> [MATERIALS PROVIDED]
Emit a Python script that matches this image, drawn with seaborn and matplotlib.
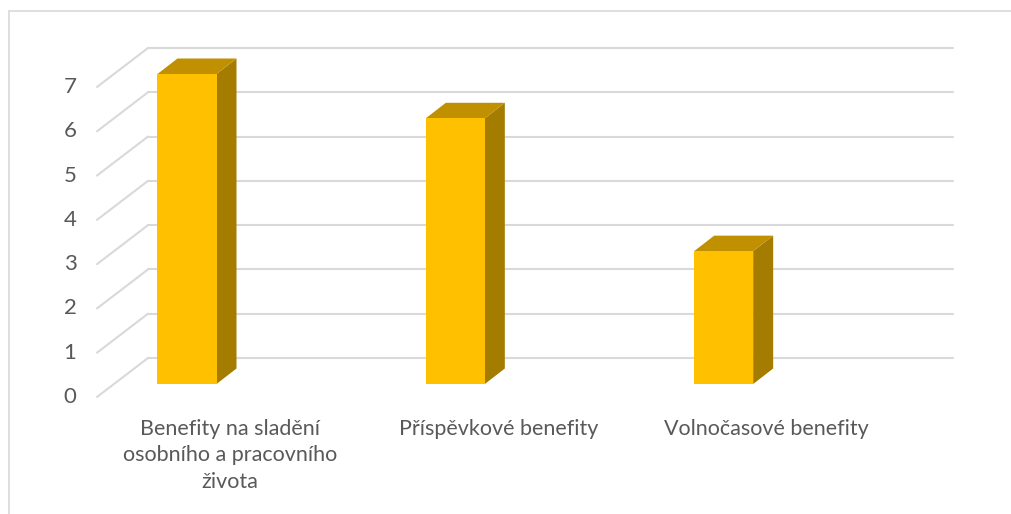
import matplotlib
matplotlib.use("Agg")
import matplotlib.pyplot as plt
from matplotlib.patches import Polygon
from matplotlib.lines import Line2D
from matplotlib.transforms import offset_copy
import pandas as pd
import seaborn as sns

# %% DATA ─────────────────────────────────────────────────────────────────
categories = ["Benefity na sladění\nosobního a pracovního\nživota",
              "Příspěvkové benefity",
              "Volnočasové benefity"]
values = [7, 6, 3]
y_ticks = [0, 1, 2, 3, 4, 5, 6, 7]

# %% STYLE ────────────────────────────────────────────────────────────────
FRONT, TOP, SIDE = "#FFC000", "#C09000", "#A47D00"
GRID, TEXT = "#D9D9D9", "#595959"
W, H, DPI = 1011, 514, 100
AX_L, AX_B, AX_W, AX_H = 114, 130, 805, 310      # axes box in pixels (bar plane)
BAR_W, BAR_SHIFT = 0.22, -0.228                  # bar width / shift in category units
BACK = (34, 26)         # bar plane -> back wall, pixels
FRONT_OFF = (-17, -13)  # bar plane -> front edge, pixels
DEPTH = (20, 15.5)      # bar depth, pixels

sns.set_theme(style="white")
plt.rcParams["font.family"] = ["Lato", "DejaVu Sans"]

fig = plt.figure(figsize=(W / DPI, H / DPI), dpi=DPI)
ax = fig.add_axes([AX_L / W, AX_B / H, AX_W / W, AX_H / H])

df = pd.DataFrame({"cat": categories, "val": values})
sns.barplot(data=df, x="cat", y="val", color=FRONT, saturation=1,
            width=BAR_W, ax=ax, zorder=3)
ax.set_xlim(-0.5, len(categories) - 0.5)
ax.set_ylim(0, max(y_ticks))
ax.set_axis_off()

sx = AX_W / len(categories)      # pixels per category unit
sy = AX_H / max(y_ticks)         # pixels per value unit
bdx, bdy = BACK[0] / sx, BACK[1] / sy
fdx, fdy = FRONT_OFF[0] / sx, FRONT_OFF[1] / sy
ddx, ddy = DEPTH[0] / sx, DEPTH[1] / sy

# back wall gridlines + floor-side diagonals
x0, x1 = -0.5, len(categories) - 0.5
for v in y_ticks:
    ax.add_line(Line2D([x0 + bdx, x1 + bdx], [v + bdy, v + bdy], color=GRID,
                       lw=1.5, zorder=0, clip_on=False))
    ax.add_line(Line2D([x0 + fdx, x0 + bdx], [v + fdy, v + bdy], color=GRID,
                       lw=1.5, zorder=0, clip_on=False))

# 3D look: shift front faces, add side and top faces
for p in ax.patches[:len(values)]:
    p.set_x(p.get_x() + BAR_SHIFT)
    p.set_edgecolor("none")
    x, w, h = p.get_x(), p.get_width(), p.get_height()
    side = [(x + w, 0), (x + w, h), (x + w + ddx, h + ddy), (x + w + ddx, ddy)]
    top = [(x, h), (x + w, h), (x + w + ddx, h + ddy), (x + ddx, h + ddy)]
    ax.add_patch(Polygon(side, closed=True, fc=SIDE, ec="none", zorder=2, clip_on=False))
    ax.add_patch(Polygon(top, closed=True, fc=TOP, ec="none", zorder=2, clip_on=False))

# y tick labels on the front edge
ytr = offset_copy(ax.transData, fig=fig, x=FRONT_OFF[0] - 27, y=FRONT_OFF[1], units="dots")
for v in y_ticks:
    ax.text(x0, v, str(v), transform=ytr, ha="center", va="center",
            fontsize=16, color=TEXT, clip_on=False)

# category labels under the floor
xtr = offset_copy(ax.transData, fig=fig, x=-18, y=-35, units="dots")
for i, c in enumerate(categories):
    ax.text(i, 0, c, transform=xtr, ha="center", va="top", fontsize=15.5,
            color=TEXT, linespacing=1.4, clip_on=False)

# chart area border (only top and left visible)
fig.add_artist(Line2D([9 / W, 1.0], [1 - 11 / H, 1 - 11 / H], color=GRID,
                      lw=1.2, transform=fig.transFigure))
fig.add_artist(Line2D([9 / W, 9 / W], [0.0, 1 - 11 / H], color=GRID,
                      lw=1.2, transform=fig.transFigure))

fig.savefig("out.png", dpi=DPI)
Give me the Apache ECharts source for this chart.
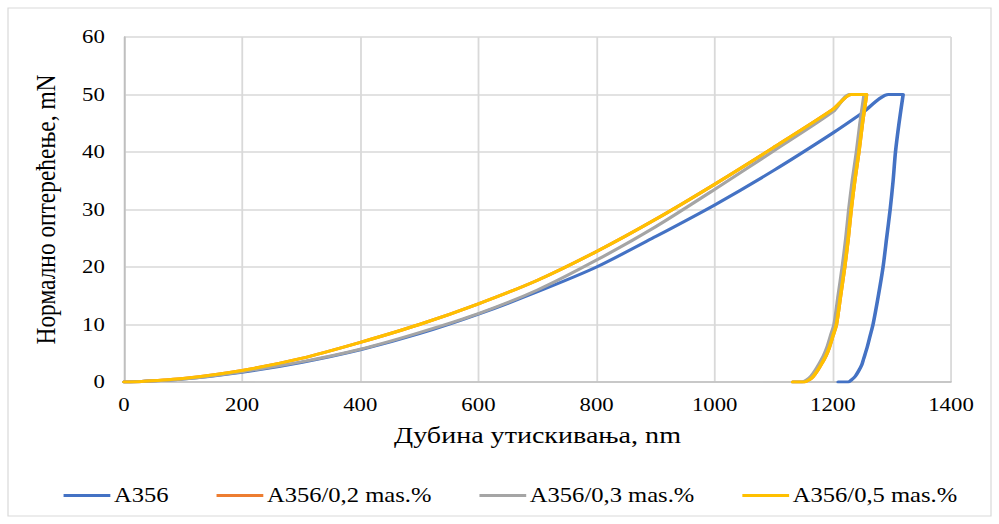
<!DOCTYPE html>
<html><head><meta charset="utf-8">
<script src="https://cdn.jsdelivr.net/npm/echarts@6/dist/echarts.min.js"></script>
<style>
html,body{margin:0;padding:0;background:#fff;overflow:hidden;}
#wrap{width:999px;height:524px;overflow:hidden;position:relative;}
#chart{width:833px;height:524px;transform:scaleX(1.19928);transform-origin:0 0;}
</style></head><body><div id="wrap"><div id="chart"></div></div>
<script>
// ---- data (depth in nm, load in mN) ----
const seriesNames = ['A356', 'A356/0,2 mas.%', 'A356/0,3 mas.%', 'A356/0,5 mas.%'];
const seriesColors = ['#4472C4', '#ED7D31', '#A5A5A5', '#FFC000'];

const a356Depth = [0, 30, 100, 200, 300, 400, 500, 600, 700, 800, 900, 1000, 1100, 1200, 1250, 1294, 1319, 1312, 1306, 1302, 1297, 1291, 1285, 1277, 1268, 1263, 1258, 1252, 1249, 1244, 1238, 1232, 1226, 1209];
const a356Load  = [0, 0.1, 0.5, 1.7, 3.4, 5.6, 8.4, 11.8, 15.7, 20.0, 25.3, 30.8, 36.8, 43.3, 46.8, 50, 50, 45, 40, 35, 30, 25, 20, 15, 10, 8, 6, 4, 3, 2, 1, 0.4, 0, 0];

const a356_02Depth = [0, 30, 100, 200, 300, 400, 500, 600, 700, 800, 900, 1000, 1100, 1200, 1231, 1257, 1250, 1244, 1237, 1231, 1226, 1220, 1213, 1206, 1200, 1194, 1188, 1181, 1174, 1167, 1160, 1152, 1132];
const a356_02Load  = [0, 0.1, 0.6, 2.0, 4.1, 6.9, 10.0, 13.6, 17.7, 22.7, 28.3, 34.4, 40.8, 47.4, 50, 50, 45, 40, 35, 30, 25, 20, 15, 10, 8, 6, 4.5, 3.2, 2, 1, 0.4, 0, 0];

const a356_03Depth = [0, 30, 100, 200, 300, 400, 500, 600, 700, 800, 900, 1000, 1100, 1200, 1228, 1253, 1246, 1240, 1233, 1227, 1222, 1216, 1209, 1202, 1196, 1190, 1184, 1177, 1170, 1163, 1156, 1148, 1132];
const a356_03Load  = [0, 0.1, 0.5, 1.8, 3.5, 5.7, 8.6, 11.9, 16.0, 21.2, 27.0, 33.5, 40.2, 47.0, 50, 50, 45, 40, 35, 30, 25, 20, 15, 10, 8, 6, 4.5, 3.2, 2, 1, 0.4, 0, 0];

const a356_05Depth = [0, 30, 100, 200, 300, 400, 500, 600, 700, 800, 900, 1000, 1100, 1200, 1231, 1257, 1250, 1244, 1237, 1231, 1226, 1220, 1213, 1206, 1200, 1194, 1188, 1181, 1174, 1167, 1160, 1152, 1132];
const a356_05Load  = [0, 0.1, 0.6, 2.0, 4.1, 6.9, 10.0, 13.6, 17.7, 22.7, 28.3, 34.4, 40.8, 47.4, 50, 50, 45, 40, 35, 30, 25, 20, 15, 10, 8, 6, 4.5, 3.2, 2, 1, 0.4, 0, 0];

const xAxisTitle = 'Дубина утискивања, nm';
const yAxisTitle = 'Нормално оптерећење, mN';

const depthSets = [a356Depth, a356_02Depth, a356_03Depth, a356_05Depth];
const loadSets = [a356Load, a356_02Load, a356_03Load, a356_05Load];

const zip = (xs, ys) => xs.map((x, i) => [x, ys[i]]);

const FONT = 'Liberation Serif';
const S = 999 / 833;

const chart = echarts.init(document.getElementById('chart'), null, { renderer: 'svg' });
chart.setOption({
  backgroundColor: '#fff',
  animation: false,
  textStyle: { fontFamily: FONT },
  graphic: [{
    type: 'rect',
    shape: { x: 8 / S, y: 8, width: (991 - 8) / S, height: 508 },
    style: { fill: 'none', stroke: '#D9D9D9', lineWidth: 1 },
    silent: true, z: -10
  }],
  grid: { left: 124 / S, right: 833 - 951 / S, top: 37, bottom: 142, containLabel: false },
  xAxis: {
    type: 'value', min: 0, max: 1400, interval: 200,
    name: xAxisTitle, nameLocation: 'middle', nameGap: 42,
    nameTextStyle: { fontFamily: FONT, fontSize: 23.4, color: '#000' },
    axisLine: { show: true, lineStyle: { color: '#BFBFBF', width: 1.5 } },
    axisTick: { show: false },
    axisLabel: { fontFamily: FONT, fontSize: 19, color: '#000', margin: 13, formatter: v => String(v) },
    splitLine: { show: true, lineStyle: { color: '#D9D9D9', width: 1.5 } }
  },
  yAxis: {
    type: 'value', min: 0, max: 60, interval: 10,
    name: yAxisTitle, nameLocation: 'middle', nameGap: 54,
    nameTextStyle: { fontFamily: FONT, fontSize: 23.4, color: '#000' },
    axisLine: { show: true, lineStyle: { color: '#BFBFBF', width: 1.5 } },
    axisTick: { show: false },
    axisLabel: { fontFamily: FONT, fontSize: 19, color: '#000', margin: 16, formatter: v => String(v) },
    splitLine: { show: true, lineStyle: { color: '#D9D9D9', width: 1.5 } }
  },
  legend: {
    left: 48, top: 480,
    icon: 'rect', itemWidth: 39, itemHeight: 3, itemGap: 40,
    textStyle: { fontFamily: FONT, fontSize: 20.5, color: '#000', padding: [0, 0, 0, -2] },
    data: seriesNames
  },
  series: seriesNames.map((name, i) => ({
    name, type: 'line',
    data: zip(depthSets[i], loadSets[i]),
    showSymbol: false, symbol: 'none',
    smooth: 0.25,
    lineStyle: { color: seriesColors[i], width: 3, join: 'round', cap: 'round' },
    itemStyle: { color: seriesColors[i] },
    z: 2 + i
  }))
});
</script></body></html>
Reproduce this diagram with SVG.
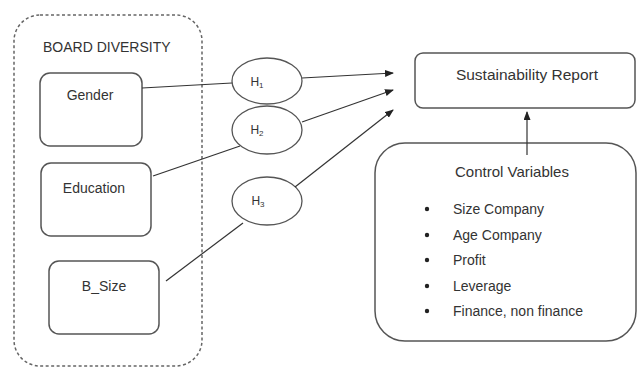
<svg xmlns="http://www.w3.org/2000/svg" width="637" height="368" viewBox="0 0 637 368">
<style>
text{font-family:"Liberation Sans",Arial,sans-serif;fill:#333;font-size:14px}
.box{fill:#fff;stroke:#555;stroke-width:1.5}
.ell{fill:#fff;stroke:#555;stroke-width:1.3}
.ln{stroke:#333;stroke-width:1.2;fill:none}
.hl{font-size:12px}
.sub{font-size:8px}
</style>
<defs>
<marker id="ah" markerWidth="9" markerHeight="7" refX="8" refY="3.5" orient="auto" markerUnits="userSpaceOnUse">
<path d="M0,0 L9,3.5 L0,7 Z" fill="#222"/>
</marker>
</defs>
<rect width="637" height="368" fill="#fff"/>
<g id="board">
<rect x="14" y="15" width="188" height="351" rx="26" fill="none" stroke="#666" stroke-width="1.5" stroke-dasharray="3,2.5"/>
<text x="43" y="52">BOARD DIVERSITY</text>
</g>
<g id="gender"><rect class="box" x="40" y="73" width="102" height="73" rx="10"/><text x="90" y="100" text-anchor="middle">Gender</text></g>
<g id="education"><rect class="box" x="41" y="163" width="110" height="73" rx="10"/><text x="94" y="193" text-anchor="middle">Education</text></g>
<g id="bsize"><rect class="box" x="49" y="261" width="110" height="73" rx="10"/><text x="104" y="291" text-anchor="middle">B_Size</text></g>
<g id="h1"><ellipse class="ell" cx="267" cy="81" rx="35" ry="23"/><text class="hl" x="257" y="86" text-anchor="middle">H<tspan class="sub" dy="2">1</tspan></text></g>
<g id="h2"><ellipse class="ell" cx="267" cy="130" rx="35" ry="24"/><text class="hl" x="257" y="134" text-anchor="middle">H<tspan class="sub" dy="2">2</tspan></text></g>
<g id="h3"><ellipse class="ell" cx="267" cy="201" rx="35" ry="24"/><text class="hl" x="258" y="205" text-anchor="middle">H<tspan class="sub" dy="2">3</tspan></text></g>
<g id="report"><rect class="box" x="415" y="53" width="220" height="55" rx="8"/><text x="527" y="80" text-anchor="middle" style="font-size:15.5px">Sustainability Report</text></g>
<g id="control">
<rect class="box" x="375" y="143" width="261" height="198" rx="30"/>
<text x="512" y="177" text-anchor="middle" style="font-size:15px">Control Variables</text>
<g style="font-size:14px">
<circle cx="427" cy="209" r="2.2" fill="#222"/><text x="453" y="214">Size Company</text>
<circle cx="427" cy="235" r="2.2" fill="#222"/><text x="453" y="240">Age Company</text>
<circle cx="427" cy="260" r="2.2" fill="#222"/><text x="453" y="265">Profit</text>
<circle cx="427" cy="286" r="2.2" fill="#222"/><text x="453" y="291">Leverage</text>
<circle cx="427" cy="311" r="2.2" fill="#222"/><text x="453" y="316">Finance, non finance</text>
</g>
</g>
<g id="connectors">
<line class="ln" x1="142" y1="88" x2="232" y2="83"/>
<line class="ln" x1="153" y1="176" x2="240" y2="146"/>
<line class="ln" x1="166" y1="281" x2="243" y2="223"/>
<line class="ln" x1="302" y1="78" x2="393" y2="73" marker-end="url(#ah)"/>
<line class="ln" x1="302" y1="122" x2="393" y2="90" marker-end="url(#ah)"/>
<line class="ln" x1="295" y1="187" x2="393" y2="110" marker-end="url(#ah)"/>
<line class="ln" x1="527" y1="155" x2="527" y2="112" marker-end="url(#ah)"/>
</g>
</svg>
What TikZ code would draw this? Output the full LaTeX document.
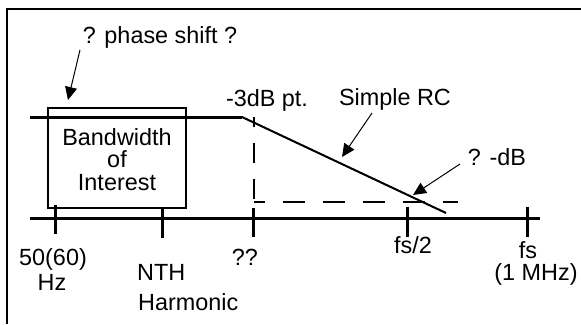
\documentclass[tikz,border=0pt]{standalone}
\usepackage{fontspec}
\setmainfont{Liberation Sans}
\usetikzlibrary{arrows.meta}
\begin{document}
\begin{tikzpicture}[x=1pt,y=-1pt,
  lbl/.style={font=\fontsize{23.4}{28}\selectfont, inner sep=0pt, anchor=base},
  lblw/.style={font=\fontsize{23.4}{28}\selectfont, inner sep=0pt, anchor=base west},
  thick3/.style={line width=3pt},
  tickmark/.style={line width=3pt},
  dashline/.style={line width=2pt, dash pattern=on 22pt off 18pt},
  pointer/.style={line width=1pt, -{Triangle[length=13pt,width=12pt]}}]
\useasboundingbox (0,0) rectangle (581,324);
% frame
\draw[line width=2pt] (7,324) -- (7,9) -- (581,9);
% response curve
\coordinate (c0) at (30,117);
\coordinate (knee) at (242,117);
\coordinate (c1) at (446,213);
\draw[thick3] (c0) -- (knee);
\draw[line width=2pt] (knee) -- (c1);
% box
\draw[line width=1.5pt] (48,108) rectangle (186,208);
% axis
\coordinate (a0) at (30,218);
\coordinate (a1) at (540,218);
\draw[thick3] (a0) -- (a1);
% ticks
\draw[tickmark] (55,205) -- (55,234);
\draw[tickmark] (162,209) -- (162,238);
\draw[tickmark] (253.5,208) -- (253.5,237);
\draw[tickmark] (407,207) -- (407,237);
\draw[tickmark] (527,207) -- (527,237);
% dashed lines
\coordinate (d0) at (253.5,117);
\coordinate (d1) at (253.5,202);
\coordinate (d2) at (458,202);
\draw[line width=2pt, dash pattern=on 20pt off 16pt, dash phase=10pt] (d0) -- (253.5,218);
\draw[dashline, dash phase=11pt] (d1) -- (d2);
% labels
\node[lbl] (ps) at (160,43) {? phase shift ?};
\node[lbl] (db3) at (267,106) {-3dB pt.};
\node[lbl] (rc) at (395,105) {Simple RC};
\node[lbl] (mdb) at (497,165) {? -dB};
\node[lbl] (bw1) at (117,145) {Bandwidth};
\node[lbl] (bw2) at (117,167) {of};
\node[lbl] (bw3) at (117,190) {Interest};
\node[lbl] (f1a) at (53,265) {50(60)};
\node[lbl] (f1b) at (52,290) {Hz};
\node[lblw] (f2a) at (137,280) {NTH};
\node[lblw] (f2b) at (138,310) {Harmonic};
\node[lbl] (f3) at (245,265) {??};
\node[lbl] (f4) at (413,253) {fs/2};
\node[lbl] (f5a) at (528,258) {fs};
\node[lbl] (f5b) at (536,280) {(1 MHz)};
% pointers
\coordinate (p1s) at (80,50);
\coordinate (p1t) at (68,100);
\coordinate (p2s) at (372,113);
\coordinate (p2t) at (342,157);
\coordinate (p3s) at (460,164);
\coordinate (p3t) at (413,195);
\draw[pointer] (p1s) -- (p1t);
\draw[pointer] (p2s) -- (p2t);
\draw[pointer] (p3s) -- (p3t);
\end{tikzpicture}
\end{document}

> [TASK]
Everything from the line that contains "Give me the" down to the line that contains "['#4472C4', '#ED7D31', '#A5A5A5', '#FFC000'];" should be written out exactly, end lines too, minus the pictures.

> [PROBLEM SOLUTION]
Give me the Apache ECharts source for this chart.
<!DOCTYPE html>
<html><head><meta charset="utf-8">
<script src="https://cdn.jsdelivr.net/npm/echarts@6/dist/echarts.min.js"></script>
<style>
html,body{margin:0;padding:0;background:#fff;overflow:hidden;}
#wrap{width:999px;height:524px;overflow:hidden;position:relative;}
#chart{width:833px;height:524px;transform:scaleX(1.19928);transform-origin:0 0;}
</style></head><body><div id="wrap"><div id="chart"></div></div>
<script>
// ---- data (depth in nm, load in mN) ----
const seriesNames = ['A356', 'A356/0,2 mas.%', 'A356/0,3 mas.%', 'A356/0,5 mas.%'];
const seriesColors = ['#4472C4', '#ED7D31', '#A5A5A5', '#FFC000'];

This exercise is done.